Task instructions. Reproduce all of the data below without alteration; exclude every picture.

Dataset content.

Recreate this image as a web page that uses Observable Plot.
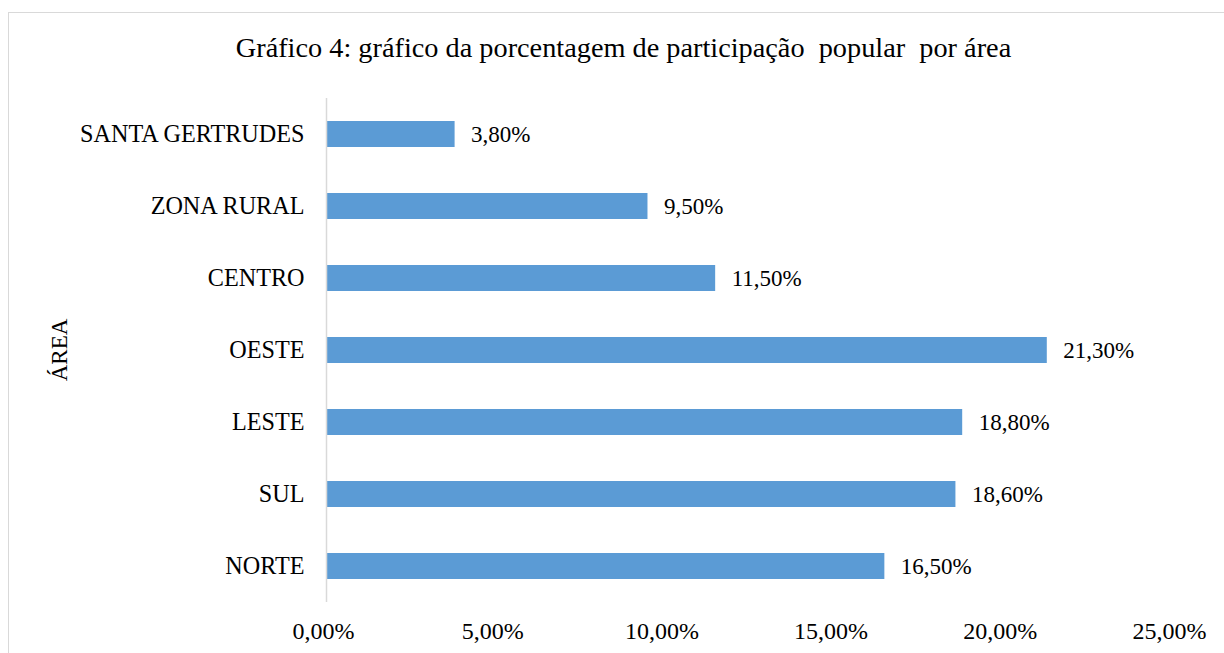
<!DOCTYPE html>
<html>
<head>
<meta charset="utf-8">
<script src="https://cdn.jsdelivr.net/npm/d3@7"></script>
<script src="https://cdn.jsdelivr.net/npm/@observablehq/plot@0.6"></script>
<style>
  html, body { margin: 0; padding: 0; background: #fff; }
  body { width: 1224px; height: 653px; overflow: hidden; position: relative; font-family: "Liberation Serif", "Times New Roman", serif; }
  #frame { position: absolute; left: 8px; top: 12px; width: 1240px; height: 700px; border: 1.5px solid #d9d9d9; box-sizing: border-box; }
  #title { position: absolute; left: 0; top: 32px; width: 1247px; text-align: center; font-size: 28.3px; color: #000; white-space: pre; }
  #ylabel { position: absolute; left: 60px; top: 350px; transform: translate(-50%, -50%) rotate(-90deg); font-size: 23px; color: #000; white-space: nowrap; }
  #chart { position: absolute; left: 0; top: 0; }
  #chart svg, #chart svg text { font-family: "Liberation Serif", "Times New Roman", serif !important; font-size: 23px; fill: #000; }
  #chart svg g[aria-label="y-axis tick label"] text { font-size: 24.2px !important; }
  #chart svg g[aria-label="x-axis tick label"] text { font-size: 24px !important; }
</style>
</head>
<body>
<div id="frame"></div>
<div id="chart"></div>
<div id="title">Gráfico 4: gráfico da porcentagem de participação  popular  por área</div>
<div id="ylabel">ÁREA</div>
<script>
const areas = ["SANTA GERTRUDES", "ZONA RURAL", "CENTRO", "OESTE", "LESTE", "SUL", "NORTE"];
const percentages = [3.8, 9.5, 11.5, 21.3, 18.8, 18.6, 16.5];
const xTicks = [0, 5, 10, 15, 20, 25];

const data = areas.map((a, i) => ({area: a, value: percentages[i]}));
const fmt = v => d3.format(".2f")(v).replace(".", ",") + "%";

const chart = Plot.plot({
  width: 1224,
  height: 653,
  marginLeft: 326,
  marginRight: 52,
  marginTop: 98,
  marginBottom: 51,
  style: {background: "transparent", overflow: "visible"},
  x: {domain: [0, 25], ticks: xTicks, tickFormat: fmt, tickSize: 0, tickPadding: 19, label: null},
  y: {domain: areas, paddingInner: 0.64, paddingOuter: 0.32, tickSize: 0, tickPadding: 22, label: null},
  marks: [
    Plot.barX(data, {x: "value", y: "area", fill: "#5b9bd5"}),
    Plot.ruleX([0], {stroke: "#d9d9d9", strokeWidth: 1.5}),
    Plot.axisX({ticks: xTicks, tickFormat: fmt, tickSize: 0, tickPadding: 19, dx: -3}),
    Plot.text(data, {x: "value", y: "area", text: d => fmt(d.value), textAnchor: "start", dx: 16, fill: "#000"})
  ]
});
document.getElementById("chart").appendChild(chart);
</script>
</body>
</html>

Response to this task.
Recreate this image as a web page that uses Observable Plot.
<!DOCTYPE html>
<html>
<head>
<meta charset="utf-8">
<script src="https://cdn.jsdelivr.net/npm/d3@7"></script>
<script src="https://cdn.jsdelivr.net/npm/@observablehq/plot@0.6"></script>
<style>
  html, body { margin: 0; padding: 0; background: #fff; }
  body { width: 1224px; height: 653px; overflow: hidden; position: relative; font-family: "Liberation Serif", "Times New Roman", serif; }
  #frame { position: absolute; left: 8px; top: 12px; width: 1240px; height: 700px; border: 1.5px solid #d9d9d9; box-sizing: border-box; }
  #title { position: absolute; left: 0; top: 32px; width: 1247px; text-align: center; font-size: 28.3px; color: #000; white-space: pre; }
  #ylabel { position: absolute; left: 60px; top: 350px; transform: translate(-50%, -50%) rotate(-90deg); font-size: 23px; color: #000; white-space: nowrap; }
  #chart { position: absolute; left: 0; top: 0; }
  #chart svg, #chart svg text { font-family: "Liberation Serif", "Times New Roman", serif !important; font-size: 23px; fill: #000; }
  #chart svg g[aria-label="y-axis tick label"] text { font-size: 24.2px !important; }
  #chart svg g[aria-label="x-axis tick label"] text { font-size: 24px !important; }
</style>
</head>
<body>
<div id="frame"></div>
<div id="chart"></div>
<div id="title">Gráfico 4: gráfico da porcentagem de participação  popular  por área</div>
<div id="ylabel">ÁREA</div>
<script>
const areas = ["SANTA GERTRUDES", "ZONA RURAL", "CENTRO", "OESTE", "LESTE", "SUL", "NORTE"];
const percentages = [3.8, 9.5, 11.5, 21.3, 18.8, 18.6, 16.5];
const xTicks = [0, 5, 10, 15, 20, 25];

const data = areas.map((a, i) => ({area: a, value: percentages[i]}));
const fmt = v => d3.format(".2f")(v).replace(".", ",") + "%";

const chart = Plot.plot({
  width: 1224,
  height: 653,
  marginLeft: 326,
  marginRight: 52,
  marginTop: 98,
  marginBottom: 51,
  style: {background: "transparent", overflow: "visible"},
  x: {domain: [0, 25], ticks: xTicks, tickFormat: fmt, tickSize: 0, tickPadding: 19, label: null},
  y: {domain: areas, paddingInner: 0.64, paddingOuter: 0.32, tickSize: 0, tickPadding: 22, label: null},
  marks: [
    Plot.barX(data, {x: "value", y: "area", fill: "#5b9bd5"}),
    Plot.ruleX([0], {stroke: "#d9d9d9", strokeWidth: 1.5}),
    Plot.axisX({ticks: xTicks, tickFormat: fmt, tickSize: 0, tickPadding: 19, dx: -3}),
    Plot.text(data, {x: "value", y: "area", text: d => fmt(d.value), textAnchor: "start", dx: 16, fill: "#000"})
  ]
});
document.getElementById("chart").appendChild(chart);
</script>
</body>
</html>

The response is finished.